Brontë is a Wakka Wakka / Yaegl woman from Brisbane, with a multidisciplinary practice that spans music, video, photography and textiles. She was raised by women who took on all parental roles. Brontë’s practice draws on these experiences and often centres on female empowerment. Connecting her love of hip-hop, rap and visual art, in 2016 Brontë created Fempress, a dance-party event that combines woman-led live music and DJ sets with video projections and art installations.

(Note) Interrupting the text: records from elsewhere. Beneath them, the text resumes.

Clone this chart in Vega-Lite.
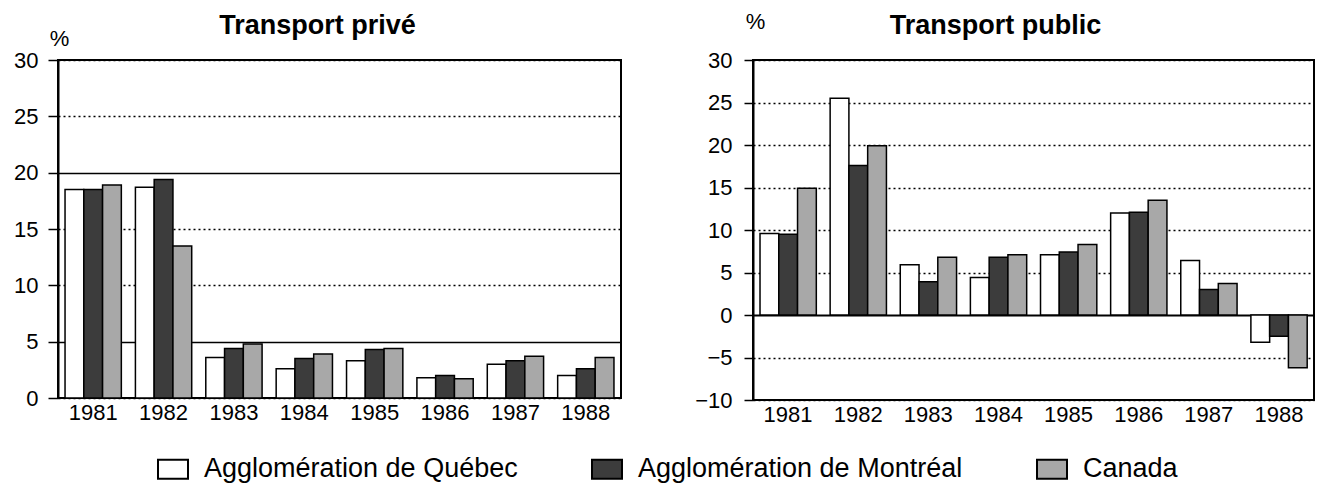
{
  "$schema": "https://vega.github.io/schema/vega-lite/v6.json",
  "background": "white",
  "padding": {"left": 12, "top": 9, "right": 8, "bottom": 0},
  "datasets": {
    "d": [
      {"t": "privé", "year": "1981", "region": "Agglomération de Québec", "v": 18.5},
      {"t": "privé", "year": "1981", "region": "Agglomération de Montréal", "v": 18.5},
      {"t": "privé", "year": "1981", "region": "Canada", "v": 18.9},
      {"t": "privé", "year": "1982", "region": "Agglomération de Québec", "v": 18.7},
      {"t": "privé", "year": "1982", "region": "Agglomération de Montréal", "v": 19.4},
      {"t": "privé", "year": "1982", "region": "Canada", "v": 13.5},
      {"t": "privé", "year": "1983", "region": "Agglomération de Québec", "v": 3.6},
      {"t": "privé", "year": "1983", "region": "Agglomération de Montréal", "v": 4.4},
      {"t": "privé", "year": "1983", "region": "Canada", "v": 4.8},
      {"t": "privé", "year": "1984", "region": "Agglomération de Québec", "v": 2.6},
      {"t": "privé", "year": "1984", "region": "Agglomération de Montréal", "v": 3.5},
      {"t": "privé", "year": "1984", "region": "Canada", "v": 3.9},
      {"t": "privé", "year": "1985", "region": "Agglomération de Québec", "v": 3.3},
      {"t": "privé", "year": "1985", "region": "Agglomération de Montréal", "v": 4.3},
      {"t": "privé", "year": "1985", "region": "Canada", "v": 4.4},
      {"t": "privé", "year": "1986", "region": "Agglomération de Québec", "v": 1.8},
      {"t": "privé", "year": "1986", "region": "Agglomération de Montréal", "v": 2.0},
      {"t": "privé", "year": "1986", "region": "Canada", "v": 1.7},
      {"t": "privé", "year": "1987", "region": "Agglomération de Québec", "v": 3.0},
      {"t": "privé", "year": "1987", "region": "Agglomération de Montréal", "v": 3.3},
      {"t": "privé", "year": "1987", "region": "Canada", "v": 3.7},
      {"t": "privé", "year": "1988", "region": "Agglomération de Québec", "v": 2.0},
      {"t": "privé", "year": "1988", "region": "Agglomération de Montréal", "v": 2.6},
      {"t": "privé", "year": "1988", "region": "Canada", "v": 3.6},
      {"t": "public", "year": "1981", "region": "Agglomération de Québec", "v": 9.6},
      {"t": "public", "year": "1981", "region": "Agglomération de Montréal", "v": 9.5},
      {"t": "public", "year": "1981", "region": "Canada", "v": 14.9},
      {"t": "public", "year": "1982", "region": "Agglomération de Québec", "v": 25.5},
      {"t": "public", "year": "1982", "region": "Agglomération de Montréal", "v": 17.6},
      {"t": "public", "year": "1982", "region": "Canada", "v": 19.9},
      {"t": "public", "year": "1983", "region": "Agglomération de Québec", "v": 5.9},
      {"t": "public", "year": "1983", "region": "Agglomération de Montréal", "v": 3.9},
      {"t": "public", "year": "1983", "region": "Canada", "v": 6.8},
      {"t": "public", "year": "1984", "region": "Agglomération de Québec", "v": 4.4},
      {"t": "public", "year": "1984", "region": "Agglomération de Montréal", "v": 6.8},
      {"t": "public", "year": "1984", "region": "Canada", "v": 7.1},
      {"t": "public", "year": "1985", "region": "Agglomération de Québec", "v": 7.1},
      {"t": "public", "year": "1985", "region": "Agglomération de Montréal", "v": 7.4},
      {"t": "public", "year": "1985", "region": "Canada", "v": 8.3},
      {"t": "public", "year": "1986", "region": "Agglomération de Québec", "v": 12.0},
      {"t": "public", "year": "1986", "region": "Agglomération de Montréal", "v": 12.1},
      {"t": "public", "year": "1986", "region": "Canada", "v": 13.5},
      {"t": "public", "year": "1987", "region": "Agglomération de Québec", "v": 6.4},
      {"t": "public", "year": "1987", "region": "Agglomération de Montréal", "v": 3.0},
      {"t": "public", "year": "1987", "region": "Canada", "v": 3.7},
      {"t": "public", "year": "1988", "region": "Agglomération de Québec", "v": -3.2},
      {"t": "public", "year": "1988", "region": "Agglomération de Montréal", "v": -2.5},
      {"t": "public", "year": "1988", "region": "Canada", "v": -6.2}
    ]
  },
  "config": {
    "font": "Liberation Sans",
    "view": {"stroke": "black", "strokeWidth": 2},
    "axis": {"labelFont": "Liberation Sans", "labelFontSize": 22, "labelColor": "black", "titleColor": "black", "titleFont": "Liberation Sans"},
    "title": {"font": "Liberation Sans", "fontSize": 27, "fontWeight": "bold", "color": "black"},
    "legend": {"labelFont": "Liberation Sans"},
    "concat": {"spacing": 71}
  },
  "hconcat": [
    {
      "width": 563,
      "height": 338,
      "data": {"name": "d"},
      "transform": [{"filter": "datum.t == 'privé'"}],
      "title": {"text": "Transport privé", "anchor": "middle", "frame": "group", "dx": -22, "offset": -13},
      "mark": {"type": "bar", "stroke": "black", "strokeWidth": 1.5},
      "encoding": {
        "x": {"field": "year", "type": "nominal", "scale": {"paddingInner": 0.2, "paddingOuter": 0.1},
              "axis": {"title": null, "labelAngle": 0, "ticks": false, "domain": false, "labelPadding": 4}},
        "xOffset": {"field": "region", "type": "nominal", "sort": ["Agglomération de Québec", "Agglomération de Montréal", "Canada"], "scale": {"paddingInner": 0, "paddingOuter": 0}},
        "y": {"field": "v", "type": "quantitative", "scale": {"domain": [0, 30], "nice": false},
              "axis": {"title": "%", "titleAngle": 0, "titleX": 1, "titleY": -15, "titleAlign": "center", "titleBaseline": "alphabetic", "titleFontSize": 22, "titleFontWeight": "normal",
                       "values": [0, 5, 10, 15, 20, 25, 30], "tickSize": 10, "tickColor": "black", "tickWidth": 1.5, "domainColor": "black", "domainWidth": 2, "labelPadding": 10,
                       "grid": true, "gridColor": "black", "gridWidth": 1.3, "gridDash": {"condition": {"test": "datum.value == 20 || datum.value == 5", "value": []}, "value": [2, 3]}}},
        "color": {"field": "region", "type": "nominal",
                  "scale": {"domain": ["Agglomération de Québec", "Agglomération de Montréal", "Canada"], "range": ["#ffffff", "#3c3c3c", "#a8a8a8"]},
                  "legend": {"orient": "none", "legendX": 99, "legendY": 393, "direction": "horizontal", "title": null,
                             "symbolType": "M-1,-0.63H1V0.63H-1Z", "symbolSize": 900, "symbolStrokeColor": "black", "symbolStrokeWidth": 2,
                             "labelFontSize": 27, "labelColor": "black", "labelLimit": 0, "columnPadding": 70, "labelOffset": 15}}
      }
    },
    {
      "width": 561,
      "height": 340,
      "data": {"name": "d"},
      "transform": [{"filter": "datum.t == 'public'"}],
      "title": {"text": "Transport public", "anchor": "middle", "frame": "group", "dx": -38, "offset": -30},
      "mark": {"type": "bar", "stroke": "black", "strokeWidth": 1.5},
      "encoding": {
        "x": {"field": "year", "type": "nominal", "scale": {"paddingInner": 0.2, "paddingOuter": 0.1},
              "axis": {"title": null, "labelAngle": 0, "ticks": false, "domain": false, "labelPadding": 4}},
        "xOffset": {"field": "region", "type": "nominal", "sort": ["Agglomération de Québec", "Agglomération de Montréal", "Canada"], "scale": {"paddingInner": 0, "paddingOuter": 0}},
        "y": {"field": "v", "type": "quantitative", "scale": {"domain": [-10, 30], "nice": false},
              "axis": {"title": "%", "titleAngle": 0, "titleX": 2, "titleY": -32, "titleAlign": "center", "titleBaseline": "alphabetic", "titleFontSize": 22, "titleFontWeight": "normal",
                       "values": [-10, -5, 0, 5, 10, 15, 20, 25, 30], "tickSize": 9, "tickColor": "black", "tickWidth": 1.5, "domainColor": "black", "domainWidth": 2, "labelPadding": 12,
                       "grid": true, "gridColor": "black", "gridWidth": {"condition": {"test": "datum.value == 0", "value": 2}, "value": 1.3}, "gridDash": {"condition": {"test": "datum.value == 0", "value": []}, "value": [2, 3]}}},
        "color": {"field": "region", "type": "nominal",
                  "scale": {"domain": ["Agglomération de Québec", "Agglomération de Montréal", "Canada"], "range": ["#ffffff", "#3c3c3c", "#a8a8a8"]}}
      }
    }
  ]
}
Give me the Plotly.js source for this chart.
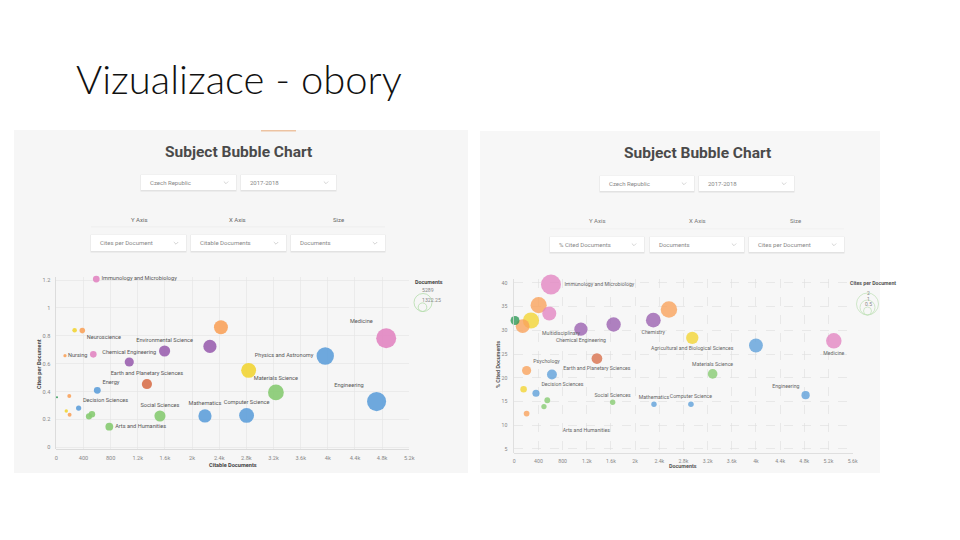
<!DOCTYPE html>
<html>
<head>
<meta charset="utf-8">
<script src="https://cdn.plot.ly/plotly-3.0.1.min.js"></script>
<style>html,body{margin:0;padding:0;background:#fff;}#chart{width:960px;height:540px;}</style>
</head>
<body>
<div id="chart"></div>
<script>
// ---------------- DATA ----------------
const subjects = [
  "Immunology and Microbiology", "Multidisciplinary", "Neuroscience", "", "Nursing",
  "Chemical Engineering", "Environmental Science", "", "Chemistry", "Earth and Planetary Sciences",
  "Energy", "Psychology", "Decision Sciences", "", "",
  "", "", "Arts and Humanities", "Social Sciences", "Mathematics",
  "Computer Science", "Agricultural and Biological Sciences", "Materials Science", "Physics and Astronomy", "Medicine",
  "Engineering", ""
];
const subjectArea = [
  "C", "D", "B", "C", "B",
  "E", "E", "B", "E", "F",
  "A", "B", "A", "D", "B",
  "G", "G", "G", "G", "A",
  "A", "D", "G", "A", "C",
  "A", "H"
];
const citableDocuments = [
  589, 270, 383, 545, 128,
  1075, 1595, 2425, 2263, 1335,
  604, 191, 329, 147, 196,
  481, 525, 781, 1527, 2190,
  2803, 2833, 3235, 3962, 4860,
  4718, 10
];
const citesPerDocument = [
  1.207, 0.839, 0.837, 0.667, 0.657,
  0.612, 0.691, 0.861, 0.724, 0.454,
  0.409, 0.368, 0.282, 0.261, 0.234,
  0.222, 0.237, 0.148, 0.225, 0.225,
  0.229, 0.552, 0.394, 0.655, 0.782,
  0.328, 0.36
];
const documents = [
  607, 276, 403, 579, 138,
  1103, 1644, 2560, 2301, 1368,
  623, 204, 359, 154, 204,
  491, 546, 800, 1628, 2312,
  2924, 2946, 3283, 4000, 5289,
  4822, 12
];
const pctCitedDocuments = [
  39.65, 32.06, 35.29, 33.53, 30.86,
  30.23, 31.22, 34.38, 32.13, 24.05,
  20.67, 21.52, 16.74, 17.58, 12.45,
  13.93, 15.26, 8.8, 14.84, 14.42,
  14.42, 28.40, 20.81, 26.79, 27.77,
  16.32, 32.06
];
// which names are printed on each chart
const shownLeft = [
  "Immunology and Microbiology", "Neuroscience", "Nursing", "Chemical Engineering", "Environmental Science",
  "Earth and Planetary Sciences", "Energy", "Decision Sciences", "Arts and Humanities", "Social Sciences",
  "Mathematics", "Computer Science", "Materials Science", "Physics and Astronomy", "Medicine", "Engineering"
];
const shownRight = [
  "Immunology and Microbiology", "Multidisciplinary", "Chemical Engineering", "Chemistry",
  "Agricultural and Biological Sciences", "Medicine", "Earth and Planetary Sciences", "Psychology",
  "Materials Science", "Decision Sciences", "Social Sciences", "Mathematics", "Computer Science",
  "Engineering", "Arts and Humanities"
];
const xTicksLeft = [0, 400, 800, 1200, 1600, 2000, 2400, 2800, 3200, 3600, 4000, 4400, 4800, 5200];
const xTicksRight = [0, 400, 800, 1200, 1600, 2000, 2400, 2800, 3200, 3600, 4000, 4400, 4800, 5200, 5600];
const sizeLegendLeft = ["5289", "1322.25"];
const sizeLegendRight = ["2", "1", "0.5"];

// ---------------- STYLE ----------------
const areaColor = {A:"#5fa0da", B:"#f9a35c", C:"#e286c2", D:"#f2d535", E:"#9b62b0", F:"#d8714c", G:"#87cb72", H:"#2f9a58"};
const posLeft = {
  "Immunology and Microbiology":"middle right", "Neuroscience":"bottom right", "Nursing":"middle right",
  "Chemical Engineering":"top center", "Environmental Science":"top center", "Earth and Planetary Sciences":"top center",
  "Energy":"top right", "Decision Sciences":"top right", "Arts and Humanities":"middle right",
  "Social Sciences":"top center", "Mathematics":"top center", "Computer Science":"top center",
  "Materials Science":"top center", "Physics and Astronomy":"middle left", "Medicine":"top left", "Engineering":"top left"
};
const posRight = {
  "Immunology and Microbiology":"middle right", "Multidisciplinary":"bottom right", "Chemical Engineering":"bottom center",
  "Chemistry":"bottom center", "Agricultural and Biological Sciences":"bottom center", "Medicine":"bottom center",
  "Earth and Planetary Sciences":"bottom center", "Psychology":"top right", "Materials Science":"top center",
  "Decision Sciences":"top right", "Social Sciences":"top center", "Mathematics":"top center",
  "Computer Science":"top center", "Engineering":"top left", "Arts and Humanities":"middle right"
};

const W = 960, H = 540;
const px = x => x / W;
const py = y => 1 - y / H;
const FONT = "Roboto, 'Open Sans', sans-serif";

const colors = subjectArea.map(a => areaColor[a]);
const leftText = subjects.map(s => shownLeft.includes(s) ? s : "");
const rightText = subjects.map(s => shownRight.includes(s) ? s : "");
const leftPos = subjects.map(s => posLeft[s] || "middle right");
const rightPos = subjects.map(s => posRight[s] || "middle right");

// right chart size scale: sqrt over [min,max] of cites per document
const cMin = Math.min(...citesPerDocument), cMax = Math.max(...citesPerDocument);
const rightSizes = citesPerDocument.map(v => 20 * Math.sqrt((v - cMin) / (cMax - cMin)));
const docMax = Math.max(...documents);

const traces = [
  {
    type: "scatter", mode: "markers+text", xaxis: "x", yaxis: "y",
    x: citableDocuments, y: citesPerDocument, text: leftText, textposition: leftPos,
    textfont: {family: FONT, size: 5.6, color: "#555"},
    marker: {size: documents, sizemode: "area", sizeref: docMax / 200, sizemin: 1, color: colors, opacity: 0.9, line: {width: 0}},
    cliponaxis: false, hoverinfo: "skip", showlegend: false
  },
  {
    type: "scatter", mode: "markers+text", xaxis: "x2", yaxis: "y2",
    x: documents, y: pctCitedDocuments, text: rightText, textposition: rightPos,
    textfont: {family: FONT, size: 5.2, color: "#666"},
    marker: {size: rightSizes, sizemode: "diameter", sizemin: 1, color: colors, opacity: 0.8, line: {width: 0}},
    cliponaxis: false, hoverinfo: "skip", showlegend: false
  }
];

// ---------------- DECORATION ----------------
const shapes = [];
const annotations = [];
function rect(x0, y0, x1, y1, fill, line) {
  shapes.push({type: "rect", xref: "paper", yref: "paper", x0: px(x0), x1: px(x1), y0: py(y1), y1: py(y0),
    fillcolor: fill, line: line || {width: 0}, layer: "below"});
}
function txt(x, y, s, opts) {
  annotations.push(Object.assign({xref: "paper", yref: "paper", x: px(x), y: py(y), text: s, showarrow: false,
    xanchor: "center", yanchor: "middle", font: {family: FONT, size: 6, color: "#777"}}, opts || {}));
}
function circle(cx, cy, r, color) {
  shapes.push({type: "circle", xref: "paper", yref: "paper", x0: px(cx - r), x1: px(cx + r), y0: py(cy + r), y1: py(cy - r),
    line: {color: color, width: 0.8}, fillcolor: "rgba(0,0,0,0)", layer: "above"});
}
function dropdown(x0, y0, x1, y1, label) {
  rect(x0 - 0.5, y0 - 0.3, x1 + 0.5, y1 + 1.5, "#e2e2e2");
  rect(x0, y0, x1, y1, "#ffffff");
  const cx = x1 - 10, cy = (y0 + y1) / 2;
  shapes.push({type: "path", xref: "paper", yref: "paper",
    path: `M ${px(cx - 2.2)} ${py(cy - 1)} L ${px(cx)} ${py(cy + 1.2)} L ${px(cx + 2.2)} ${py(cy - 1)}`,
    line: {color: "#c9c9c9", width: 0.8}, layer: "below"});
  txt(x0 + 7, cy, label, {xanchor: "left", font: {family: FONT, size: 6, color: "#888"}});
}

// panels
rect(14, 130, 468, 473, "#f6f6f6");
rect(480, 131, 880, 473, "#f7f7f7");
rect(261, 130, 296, 131.6, "#edc3a2");

// slide title
txt(74, 79, "Vizualizace - obory", {xanchor: "left", font: {family: "Lato, 'Open Sans', sans-serif", size: 40, color: "#111", weight: 300}});

// panel titles
txt(238, 152, "Subject Bubble Chart", {font: {family: FONT, size: 15.5, color: "#4a4a4a", weight: 700}});
txt(697, 153, "Subject Bubble Chart", {font: {family: FONT, size: 15.5, color: "#4a4a4a", weight: 700}});

// left controls
dropdown(141, 175, 236, 190, "Czech Republic");
dropdown(241, 175, 336, 190, "2017-2018");
txt(139, 219, "Y Axis", {font: {family: FONT, size: 6, color: "#666"}});
txt(237, 219, "X Axis", {font: {family: FONT, size: 6, color: "#666"}});
txt(338, 219, "Size", {font: {family: FONT, size: 6, color: "#666"}});
rect(91, 226.5, 385, 227.2, "#ececec");
dropdown(91, 235, 186, 251, "Cites per Document");
dropdown(191, 235, 286, 251, "Citable Documents");
dropdown(291, 235, 385, 251, "Documents");

// right controls
dropdown(600, 176, 694, 191, "Czech Republic");
dropdown(699, 176, 794, 191, "2017-2018");
txt(597, 221, "Y Axis", {font: {family: FONT, size: 6, color: "#777"}});
txt(697, 221, "X Axis", {font: {family: FONT, size: 6, color: "#777"}});
txt(795, 221, "Size", {font: {family: FONT, size: 6, color: "#777"}});
rect(550, 228.5, 844, 229.2, "#efefef");
dropdown(550, 237, 644, 252, "% Cited Documents");
dropdown(650, 237, 744, 252, "Documents");
dropdown(749, 237, 844, 252, "Cites per Document");

// axis titles
txt(233, 465, "Citable Documents", {font: {family: FONT, size: 5.6, color: "#444", weight: 700}});
txt(39, 364, "Cites per Document", {textangle: -90, font: {family: FONT, size: 5.6, color: "#444", weight: 700}});
txt(683, 466, "Documents", {font: {family: FONT, size: 5.4, color: "#555", weight: 700}});
txt(498, 365, "% Cited Documents", {textangle: -90, font: {family: FONT, size: 5.4, color: "#555", weight: 700}});

// size legends
txt(413, 282, "Documents", {xanchor: "left", font: {family: FONT, size: 5.4, color: "#444", weight: 700}});
txt(428, 290, sizeLegendLeft[0], {font: {family: FONT, size: 5.2, color: "#888"}});
txt(431, 299.5, sizeLegendLeft[1], {font: {family: FONT, size: 5.2, color: "#888"}});
circle(423, 302.5, 9, "#b4dcab");
circle(422.5, 307.2, 4.3, "#b4dcab");

txt(848, 283, "Cites per Document", {xanchor: "left", font: {family: FONT, size: 5.2, color: "#555", weight: 700}});
txt(868, 292.5, sizeLegendRight[0], {font: {family: FONT, size: 5, color: "#888"}});
txt(868, 298.5, sizeLegendRight[1], {font: {family: FONT, size: 5, color: "#888"}});
txt(868, 304, sizeLegendRight[2], {font: {family: FONT, size: 5, color: "#888"}});
circle(867.5, 304, 11, "#c4e2bd");
circle(867.5, 307.5, 7.5, "#c4e2bd");
circle(867.5, 311, 4, "#c4e2bd");

const tickFont = {family: FONT, size: 5.6, color: "#888"};
const layout = {
  width: W, height: H,
  margin: {l: 0, r: 0, t: 0, b: 0},
  paper_bgcolor: "#ffffff", plot_bgcolor: "rgba(0,0,0,0)",
  showlegend: false,
  font: {family: FONT},
  xaxis: {
    domain: [px(56.3), px(409.3)], anchor: "y", range: [0, 5200],
    tickmode: "array", tickvals: xTicksLeft, tickformat: "~s",
    tickfont: tickFont, ticks: "", ticklabelstandoff: 3,
    showgrid: true, gridcolor: "#e4e4e4", gridwidth: 0.6, zeroline: false,
    showline: true, linecolor: "#d6d6d6", linewidth: 0.8, fixedrange: true
  },
  yaxis: {
    domain: [py(449.3), py(277)], anchor: "x", range: [-0.014, 1.2215],
    tick0: 0, dtick: 0.2, tickfont: tickFont, ticks: "", ticklabelstandoff: 4,
    showgrid: true, gridcolor: "#e4e4e4", gridwidth: 0.6, zeroline: false,
    showline: true, linecolor: "#d6d6d6", linewidth: 0.8, fixedrange: true
  },
  xaxis2: {
    domain: [px(514.3), px(852.6)], anchor: "y2", range: [0, 5600],
    tickmode: "array", tickvals: xTicksRight, tickformat: "~s",
    tickfont: {family: FONT, size: 5.2, color: "#888"}, ticks: "", ticklabelstandoff: 3,
    showgrid: true, gridcolor: "#dedede", gridwidth: 0.6, griddash: "dash", zeroline: false,
    showline: true, linecolor: "#d8d8d8", linewidth: 0.8, fixedrange: true
  },
  yaxis2: {
    domain: [py(453.3), py(279)], anchor: "x2", range: [4.08, 40.8],
    tick0: 0, dtick: 5, tickfont: {family: FONT, size: 5.2, color: "#888"}, ticks: "", ticklabelstandoff: 5,
    showgrid: true, gridcolor: "#dedede", gridwidth: 0.6, griddash: "dash", zeroline: false,
    showline: true, linecolor: "#d8d8d8", linewidth: 0.8, fixedrange: true
  },
  shapes: shapes,
  annotations: annotations
};

Plotly.newPlot("chart", traces, layout, {displayModeBar: false, staticPlot: true});
</script>
</body>
</html>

By Sophie Gerhard, Assistant Curator, Australian and First Nations Art

View in Collection Online

Rings of Jupiter (3)

Inge King
Rings of Jupiter (3)
2006

Inge King worked as a sculptor for almost eighty years – a remarkable accomplishment by an equally remarkable woman. Arriving in Australia in 1951, she made a significant contribution to the history of Australian art until her passing in 2016 at the age of 100.

Born Ingeborg Neufeld in Berlin, King was introduced to sculpture by German figurative sculptor Hermann Nonnenmacher, with whom she spent eighteen months developing skills in clay modelling and woodcarving. It was time spent in the United States, where she witnessed developments in Abstract Expressionism through the work of Jackson Pollock, Mark Rothko and Barnett Newman, that sculptural assemblage in steel aroused interest for the artist. In a conversation we had in 2013 she noted, ‘My time in the United States was wonderful. It gave me new freedom, it was as though ballast had fallen off me – a European ballast.’

By the 1970s King was known for her monumental public works. Rings of Jupiter (3), is from a series of cosmic-themed sculptures King began in 2004. These works combined the artist’s interests in assemblage with a new view of the organic and dynamic nature of the universe.